Assistant Professor
Department of Earth and Environmental Sciences
University of Kentucky

Title: “Extending and Erasing the Teton Fault”

Abstract: The two most recent fault ruptures along the Teton fault (Wyoming, USA) were interpreted as Mw = 6.8 and Mw = 7.1 events resulting from slip magnitudes of 1.3 m and 2.8 m at ~4,800 and 7,900 ka, respectively. If the slip rate (~0.16 mm yr-1) determined from these events is extrapolated to present-day, the Teton fault is capable of generating Mw = 7.0 earthquakes resulting from ~2 m of slip. Because of the seismic hazard potential, it is critical to understand the extent and structural linkage of the entire Teton fault, specifically the less well understood northern extent of the fault system. Recent apatite U-Th/He data collected along multiple subvertical transects in the Teton range indicate that: (1) fault motion first initiated near Mount Moran in the northern extent of the present mountain range and gets younger to the north and south, (2) minimum cumulative slip estimates (~6 km), when combined with traditional fault growth models, suggests that the Teton fault may have originally extended 30-100 km farther north than presently mapped, and (3) fault onset timing (15-13 Ma) indicates that the majority of slip accumulated across the Teton fault prior to encroachment of the Yellowstone hotspot. This new analysis indicates that the progressive eastward migration of the Yellowstone hotspot relative to stable North America obliterated the topographic expressions of the northern extent of paleo-Teton range. While the footwall relief has been erased, the fault may remain active between the northern extent of Jackson Lake and the southern boundary of the present-day caldera.

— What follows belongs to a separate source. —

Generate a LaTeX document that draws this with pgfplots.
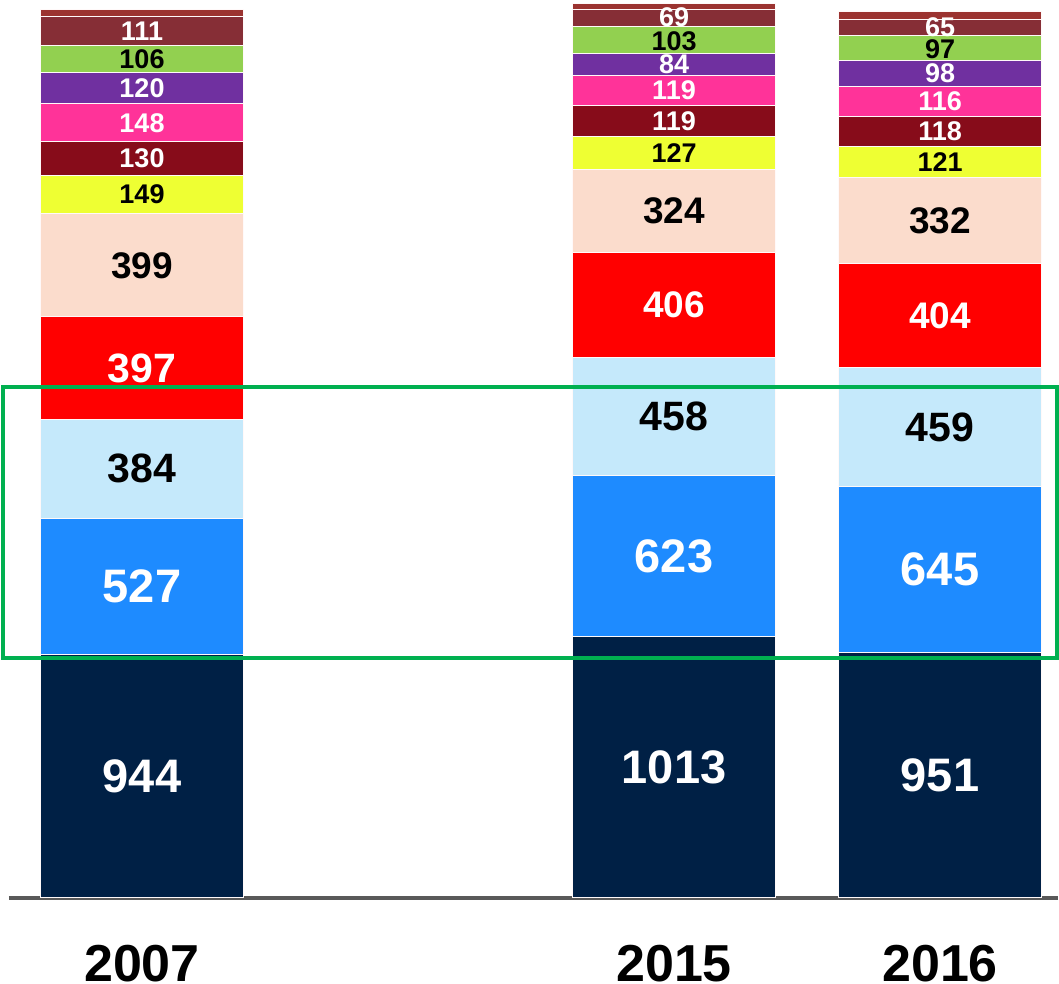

A new NPS lidar dataset that covers this area shows evidence of multiple candidate active fault segments, recognized as scarps that transect and offset post-glacial Quaternary landforms. If these disparate segments form a single continuous fault zone that links with the presently-active Teton fault, the traditional interpretation of fault length (~60 km) would be extended by at least 15 km northward (min. 25% extension), thus yielding a substantial increase of potential seismic hazard. This contribution will discuss the results from a recent campaign to collect high resolution seismic reflection and sonar of Jackson Lake to determine if the main Teton fault connects with proposed northern fault segments recognized in lidar data to the north of Jackson Lake.